Monday, November 12, 2012
Why I can't love your new records as much as your old ones. "It's not you. It's me."
I recently played the new Donald Fagen album, Sunken Condos, alongside The Nightfly, his first solo record from thirty years ago. Some reviews have pointed out the things they have in common: high-concept covers, a song about nuclear dread, one deadpan cover version, lots of playing that sounds like it was hard to do and a certain set-em-up-Joe resignation about the delivery.
I doubt the untutored ear could detect which one was the old record and which was the new one, which says something about the last thirty years. Some reviewers think the new one could have done with a little more of one quality and a little less of another. Funny how we treat musicians like chefs, as if they could just pop their record back in the oven for a moment and make it better.

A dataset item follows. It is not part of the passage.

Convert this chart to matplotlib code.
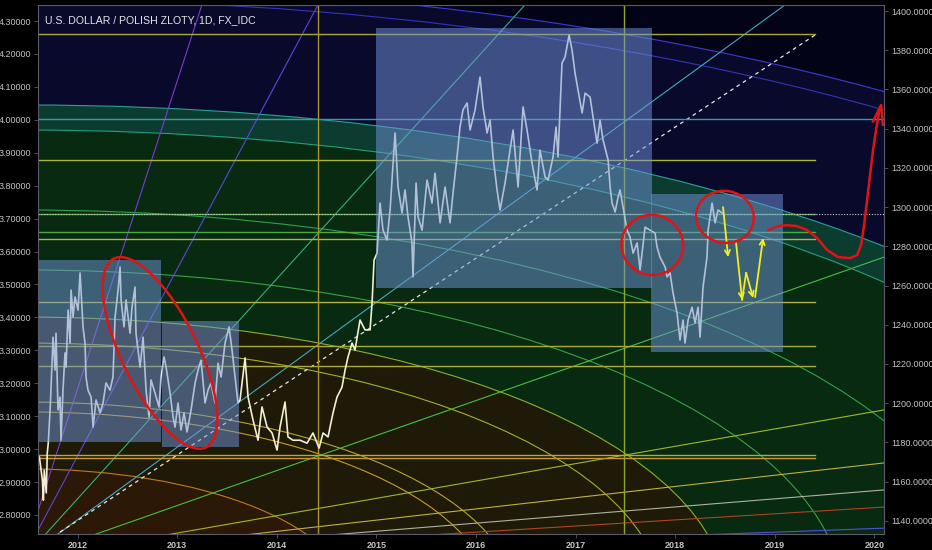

It's difficult to decide why one record works and another doesn't. Some parties are huge fun without anyone trying while others are no fun at all despite everyone trying like crazy. You can't accuse "Sunken Condos" of not making the effort. It probably took more heavy lifting than "The Nightfly". Maybe it's the absence of catchy tunes that brings its busyness to your attention. It has moments but it never flies in the way that "The Nightfly" did and still does. Only on "Weather In My Head" does the groove achieve escape velocity. Nothing get under your skin. It's cold.
"The Nightfly", on the other hand, is like a summer evening's drive. Even the songs with quite a bit of plot, "Goodbye Look", about a gangster with an appointment with the fishes, and "I.G.Y", which peers at the future through the binoculars of the year 1957, and "New Frontier", which is about getting a Tuesday Weld-lookalike alone in your dad's fallout shelter, glide by as if on castors. It's one of those cases where the session guys are doing more than the minimum. Each tiny instrumental fill at the end of a line is distinct from the one at the end of the last line. Each one is a new spring driving the watch. "The Nightfly" is one of those records where you don't just sing along with the songs. You play the arrangements with your eyebrows and the drums with your extremities.

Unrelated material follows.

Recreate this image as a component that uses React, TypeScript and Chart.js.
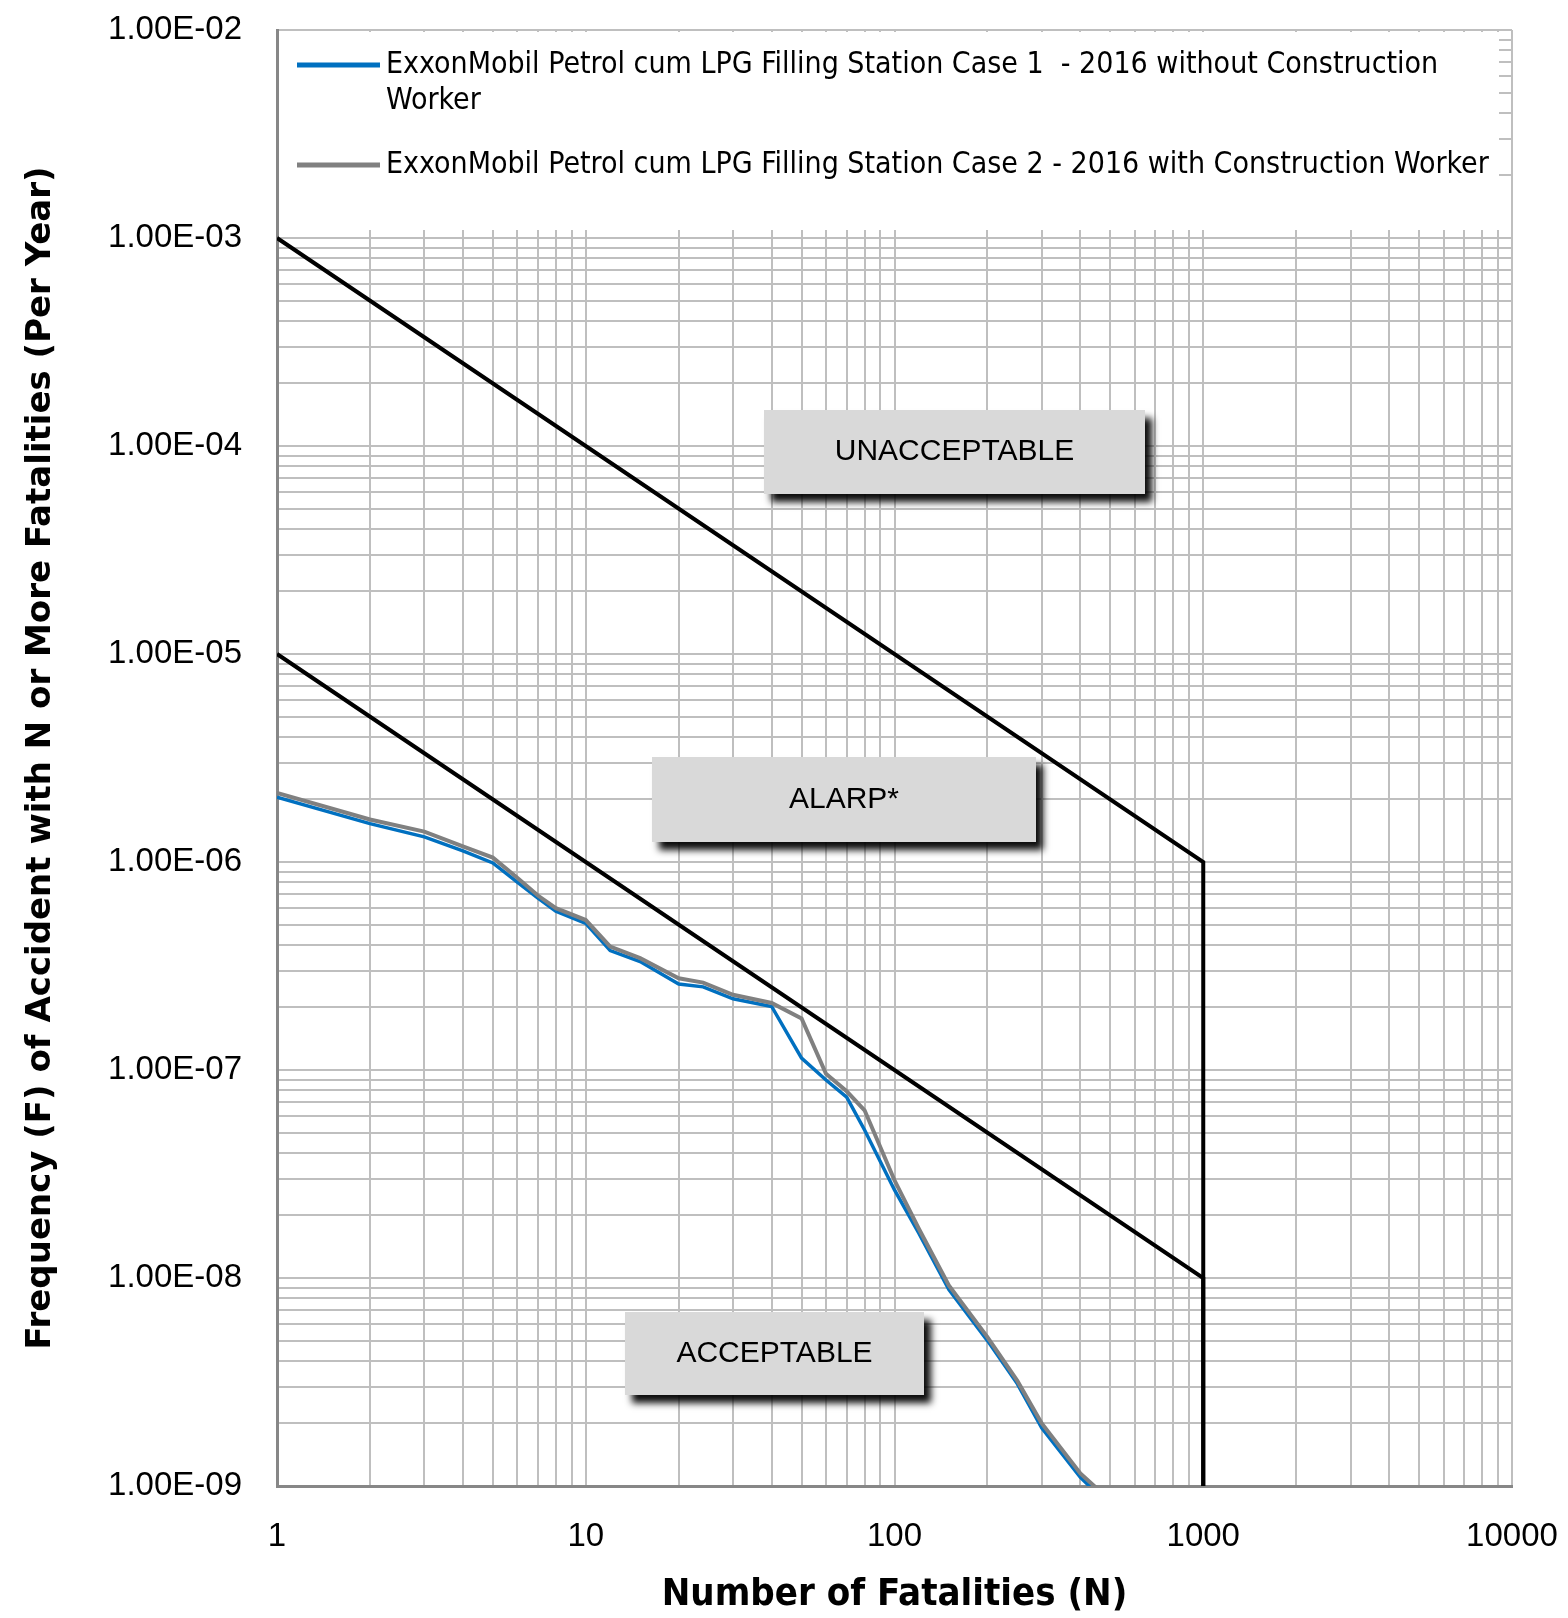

But then you would, wouldn't you, because you've lived with it for thirty years. That record is imprinted in you because you've heard it so much. No new record by Donald Fagen or Bruce Springsteen or Tom Petty or anyone else who was making records back in the mid-70s is ever going to be listened to as intently as the records that made their names. Elvis Costello still talks passionately about the day he bought Joni Mitchell's "Blue" and took it home to his dad's place in Twickenham where he listened to it so hard he almost took the shine off it. "I'll never listen to music that way again."
In his book The Shallows: How the Internet is Changing the Way We Think, Read and Remember Nicholas Carr argues that the human brain changes all the time and that in recent years the internet has re-routed our neural pathways. I wish he'd do something similar about what repeated exposure to the same music does to us. It must change us. Repeated listening must make us different. The people who heard the first performances of Beethoven's works expected to never hear those works again in their lives. I've heard the great records of Donald Fagen literally thousands of times. I've heard them far more than Donald Fagen will have heard them. (The reason Paul McCartney's backing band can do the Beatles so well is that they've spent thousands of hours listening to Beatle records. Paul McCartney never did.)
Whenever an old favourite releases a new album some of the reviewers want to persuade us the artist has got the old magic back. They always list the familiar ingredients: the choruses, the hooks, the sense of purpose which has apparently returned. The laundry list of qualities is the first refuge of the rock critic who can't really think of anything to say. Lists move in when love moves out. After a while they don't play it anymore, which is the only review that really counts. What he should say is what he's probably found himself saying back in the dim and distant past when other affairs came to a natural end. It's not you. It's me.